The research team triple-tested 21 prototypes, proving that redesigning curb, gutter and apron standards can be a viable option for collecting pollutants on roadways, especially when done in concert with green infrastructure. Both Steiner and Winston are co-investigators on the work, with Steiner serving as project lead and inventor.

The awards jury noted that “there are many places where landscape design offers new ways to address overlooked bits of infrastructure. This is a significant contribution to materials-based research methods and could have a notable impact on cities and water quality.”

Alumna Kerry Leung ’22 (MS, landscape architecture) received ASLA’s 2022 premier student recognition, the Award of Excellence in the analysis and planning category.

Leung was recognized for her directed research project, Street Trees of New Orleans: Rethinking Tree Practices for a Fluctuating City, which examined how the ecological effectiveness of street trees in New Orleans is hampered by a patchwork system for implementation and care.

Drawing of a large tree and related infrastructure on Orleans Avenue
Leung's project examined how the effectiveness of New Orleans street trees' is hampered by a patchwork system for implementation and care.

“The care of street trees needs to expand from individual trees, or even the scale of streets and neighborhoods, to robust city-wide systems,” described Leung in her project statement. “The well-established system of medians in New Orleans offers great opportunities for redesigning a new tree care system that is city-wide, but still has the capacity to be highly nuanced and engaging for local needs."
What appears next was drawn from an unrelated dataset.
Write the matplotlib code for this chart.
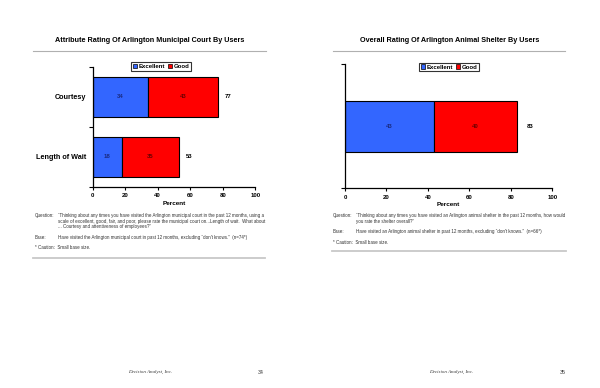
import matplotlib
matplotlib.use("Agg")
import matplotlib.pyplot as plt
from matplotlib.patches import Patch
from matplotlib.lines import Line2D

plt.rcParams['font.family'] = ['Liberation Sans', 'DejaVu Sans']

# ---------------- data ----------------
left_title = "Attribute Rating Of Arlington Municipal Court By Users"
left_categories = ["Courtesy", "Length of Wait"]
left_excellent = [34, 18]
left_good = [43, 35]
left_totals = [77, 53]

right_title = "Overall Rating Of Arlington Animal Shelter By Users"
right_categories = [""]
right_excellent = [43]
right_good = [40]
right_totals = [83]

series_names = ["Excellent", "Good"]
x_ticks = [0, 20, 40, 60, 80, 100]

left_notes_question = ["\u201cThinking about any times you have visited the Arlington municipal court in the past 12 months, using a",
                       "scale of excellent, good, fair, and poor, please rate the municipal court on...Length of wait.  What about",
                       "... Courtesy and attentiveness of employees?\u201d"]
left_notes_base = "Have visited the Arlington municipal court in past 12 months, excluding \u201cdon't knows.\u201d  (n=74*)"
right_notes_question = ["\u201cThinking about any times you have visited an Arlington animal shelter in the past 12 months, how would",
                        "you rate the shelter overall?\u201d"]
right_notes_base = "Have visited an Arlington animal shelter in past 12 months, excluding \u201cdon't knows.\u201d  (n=66*)"
caution = "* Caution:  Small base size."
footer = "Decision Analyst, Inc."
page_numbers = ["34", "35"]

BLUE = "#3366FF"
RED = "#FF0000"

W, H = 600, 388
fig = plt.figure(figsize=(6, 3.88), dpi=100)


def px(x, y):
    return x / W, 1 - y / H


def add_ax(x0, y_top, x1, y_bot):
    return fig.add_axes([x0 / W, 1 - y_bot / H, (x1 - x0) / W, (y_bot - y_top) / H])


def draw_bars(ax, cats, exc, good, totals, bar_h):
    n = len(cats)
    ys = list(range(n))
    ax.barh(ys, exc, height=bar_h, color=BLUE, edgecolor="black", linewidth=0.8)
    ax.barh(ys, good, left=exc, height=bar_h, color=RED, edgecolor="black", linewidth=0.8)
    for y, e, g, t in zip(ys, exc, good, totals):
        ax.text(e / 2, y, f"{e}", ha="center", va="center", fontsize=4.3,
                fontweight="bold", color="#1a2a80")
        ax.text(e + g / 2, y, f"{g}", ha="center", va="center", fontsize=4.3,
                fontweight="bold", color="#6a0000")
        ax.text(e + g + 4.5, y, f"{t}", ha="left", va="center", fontsize=4.3,
                fontweight="bold", color="black")
    ax.set_xlim(0, 100)
    ax.set_ylim(n - 0.5, -0.5)
    ax.set_xticks(x_ticks)
    ax.set_xticklabels([str(v) for v in x_ticks], fontsize=4.3, fontweight="bold")
    ax.set_yticks(ys)
    ax.set_yticklabels(cats, fontsize=5.2, fontweight="bold")
    ax.tick_params(axis="y", length=0, pad=4.5)
    ax.set_yticks([i - 0.5 for i in range(n + 1)], minor=True)
    ax.tick_params(axis="y", which="minor", length=3, width=0.8, direction="out")
    ax.tick_params(axis="x", length=2.5, width=0.8, pad=2)
    for s in ["top", "right"]:
        ax.spines[s].set_visible(False)
    for s in ["left", "bottom"]:
        ax.spines[s].set_linewidth(0.9)
    ax.set_xlabel("Percent", fontsize=4.6, fontweight="bold", labelpad=2)


axL = add_ax(92.7, 66.7, 255.3, 186.7)
draw_bars(axL, left_categories, left_excellent, left_good, left_totals, 0.667)

axR = add_ax(345, 64.3, 552.3, 188.3)
draw_bars(axR, right_categories, right_excellent, right_good, right_totals, 0.41)

# legends
handles = [Patch(facecolor=BLUE, edgecolor="black", linewidth=0.5),
           Patch(facecolor=RED, edgecolor="black", linewidth=0.5)]
for cx, cy in [(161, 66.3), (449, 67)]:
    leg = fig.legend(handles, series_names, loc="center", bbox_to_anchor=px(cx, cy), ncol=2,
                     prop={"weight": "bold", "size": 4.3},
                     frameon=True, fancybox=False, edgecolor="black", borderpad=0.3,
                     handlelength=0.8, handleheight=0.8, handletextpad=0.2, columnspacing=0.4,
                     borderaxespad=0)
    leg.get_frame().set_linewidth(0.8)

# titles and rules
for cx, t, x0, x1 in [(150, left_title, 33, 265.7), (449.7, right_title, 333, 565)]:
    fig.text(*px(cx, 40.7), t, ha="center", va="center", fontsize=5.2, fontweight="bold")
    fig.add_artist(Line2D([x0 / W, x1 / W], [1 - 51 / H, 1 - 51 / H], color="#b0b0b0", lw=0.8))

NFS = 3.25
# left notes
fig.text(*px(35, 216), "Question:", fontsize=NFS, va="center", color="#333333")
for i, line in enumerate(left_notes_question):
    fig.text(*px(57.7, 216 + i * 5.3), line, fontsize=NFS, va="center", color="#333333")
fig.text(*px(35, 237.3), "Base:", fontsize=NFS, va="center", color="#333333")
fig.text(*px(57.7, 237.3), left_notes_base, fontsize=NFS, va="center", color="#333333")
fig.text(*px(35, 247.5), caution, fontsize=NFS, va="center", color="#333333")
fig.add_artist(Line2D([33 / W, 265 / W], [1 - 257.5 / H, 1 - 257.5 / H], color="#c8c8c8", lw=1.3))

# right notes
fig.text(*px(333, 216), "Question:", fontsize=NFS, va="center", color="#333333")
for i, line in enumerate(right_notes_question):
    fig.text(*px(356, 216 + i * 5.3), line, fontsize=NFS, va="center", color="#333333")
fig.text(*px(333, 231.7), "Base:", fontsize=NFS, va="center", color="#333333")
fig.text(*px(356, 231.7), right_notes_base, fontsize=NFS, va="center", color="#333333")
fig.text(*px(333, 242.3), caution, fontsize=NFS, va="center", color="#333333")
fig.add_artist(Line2D([332 / W, 565.7 / W], [1 - 251 / H, 1 - 251 / H], color="#c8c8c8", lw=1.3))

# footers
for cx, pn, pnx in [(150, page_numbers[0], 261), (451, page_numbers[1], 563)]:
    fig.text(*px(cx, 372), footer, ha="center", va="center", fontsize=3.6,
             family=["Liberation Serif", "DejaVu Serif"], style="italic", color="#333333")
    fig.text(*px(pnx, 372), pn, ha="center", va="center", fontsize=3.8, color="#333333")

fig.savefig("out.png", dpi=100)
The impressed awards jury described the project’s merits as, “With skill and finesse, this project successfully tackles the tangible and acute problems associated with caring for the character-defining and long-suffering street trees in urban New Orleans. Using an evocative and effective graphic style, the detailed analysis is translated into a series of ingenious and realistic solutions that municipalities will be able to understand, advocate, and implement. The beauty, rigor, and thoughtfulness expressed elevates this project to the level of serious professional work.”

Landscape Architecture Section Head Kristi Cheramie, Associate Professor Paula Meijerink and Associate Professor Forbes Lipschitz served as faculty advisors for the project.

Landscape alumnus Adam Anderson (BSLA ’04) and his collaborative studio, Design Under Sky, received a 2022 ASLA Honor Award in the general design category for the 10,000 Suns: Highway to Park Project. The 10,000 Suns project is an annual summer-long botanical performance where over 10,000 sunflower seeds are planted on the site of a former section of Interstate 195, transforming vacant land into a bio-diverse and art-focused community space. 

In 2022, ASLA recognized just 28 professional awardees from 506 entries and 19 student awardees from 459 entries.